##### Material provided #####

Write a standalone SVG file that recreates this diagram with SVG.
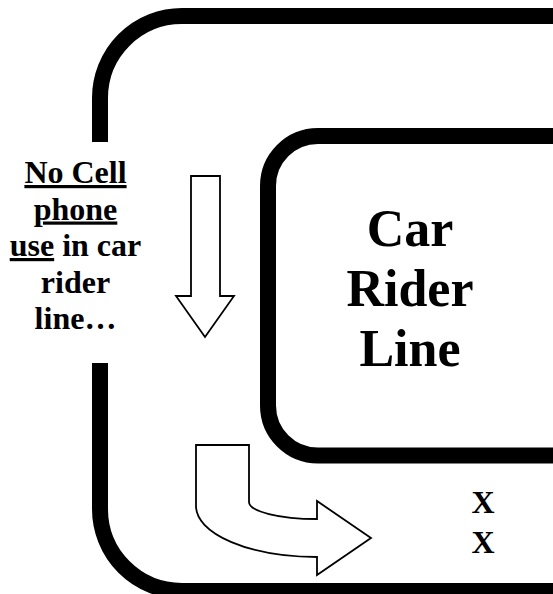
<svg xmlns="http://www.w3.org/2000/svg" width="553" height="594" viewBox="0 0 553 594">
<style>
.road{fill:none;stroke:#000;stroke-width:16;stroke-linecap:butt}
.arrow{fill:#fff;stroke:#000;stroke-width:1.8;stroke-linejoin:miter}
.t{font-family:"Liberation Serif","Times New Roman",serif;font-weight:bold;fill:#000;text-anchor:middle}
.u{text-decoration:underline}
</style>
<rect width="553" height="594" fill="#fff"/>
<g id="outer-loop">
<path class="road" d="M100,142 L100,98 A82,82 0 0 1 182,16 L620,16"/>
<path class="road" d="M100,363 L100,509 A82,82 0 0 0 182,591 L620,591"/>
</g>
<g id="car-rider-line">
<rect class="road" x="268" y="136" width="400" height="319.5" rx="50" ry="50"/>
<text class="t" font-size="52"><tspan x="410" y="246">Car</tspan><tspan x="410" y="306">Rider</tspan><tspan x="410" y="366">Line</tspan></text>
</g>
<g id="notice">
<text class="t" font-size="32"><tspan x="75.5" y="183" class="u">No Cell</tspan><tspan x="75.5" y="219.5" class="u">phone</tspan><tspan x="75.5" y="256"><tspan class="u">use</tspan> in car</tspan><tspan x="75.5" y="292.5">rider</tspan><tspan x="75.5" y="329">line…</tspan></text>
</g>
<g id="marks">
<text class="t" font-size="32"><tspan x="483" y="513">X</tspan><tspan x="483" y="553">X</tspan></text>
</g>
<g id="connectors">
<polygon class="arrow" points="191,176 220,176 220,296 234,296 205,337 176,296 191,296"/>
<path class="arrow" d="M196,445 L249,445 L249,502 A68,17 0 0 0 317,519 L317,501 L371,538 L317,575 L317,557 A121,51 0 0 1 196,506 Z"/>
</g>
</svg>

#####

• _Exercise details_
Quote the material word for word, dropping any images it holds.

• _Result_
Write a standalone SVG file that recreates this diagram with SVG.
<svg xmlns="http://www.w3.org/2000/svg" width="553" height="594" viewBox="0 0 553 594">
<style>
.road{fill:none;stroke:#000;stroke-width:16;stroke-linecap:butt}
.arrow{fill:#fff;stroke:#000;stroke-width:1.8;stroke-linejoin:miter}
.t{font-family:"Liberation Serif","Times New Roman",serif;font-weight:bold;fill:#000;text-anchor:middle}
.u{text-decoration:underline}
</style>
<rect width="553" height="594" fill="#fff"/>
<g id="outer-loop">
<path class="road" d="M100,142 L100,98 A82,82 0 0 1 182,16 L620,16"/>
<path class="road" d="M100,363 L100,509 A82,82 0 0 0 182,591 L620,591"/>
</g>
<g id="car-rider-line">
<rect class="road" x="268" y="136" width="400" height="319.5" rx="50" ry="50"/>
<text class="t" font-size="52"><tspan x="410" y="246">Car</tspan><tspan x="410" y="306">Rider</tspan><tspan x="410" y="366">Line</tspan></text>
</g>
<g id="notice">
<text class="t" font-size="32"><tspan x="75.5" y="183" class="u">No Cell</tspan><tspan x="75.5" y="219.5" class="u">phone</tspan><tspan x="75.5" y="256"><tspan class="u">use</tspan> in car</tspan><tspan x="75.5" y="292.5">rider</tspan><tspan x="75.5" y="329">line…</tspan></text>
</g>
<g id="marks">
<text class="t" font-size="32"><tspan x="483" y="513">X</tspan><tspan x="483" y="553">X</tspan></text>
</g>
<g id="connectors">
<polygon class="arrow" points="191,176 220,176 220,296 234,296 205,337 176,296 191,296"/>
<path class="arrow" d="M196,445 L249,445 L249,502 A68,17 0 0 0 317,519 L317,501 L371,538 L317,575 L317,557 A121,51 0 0 1 196,506 Z"/>
</g>
</svg>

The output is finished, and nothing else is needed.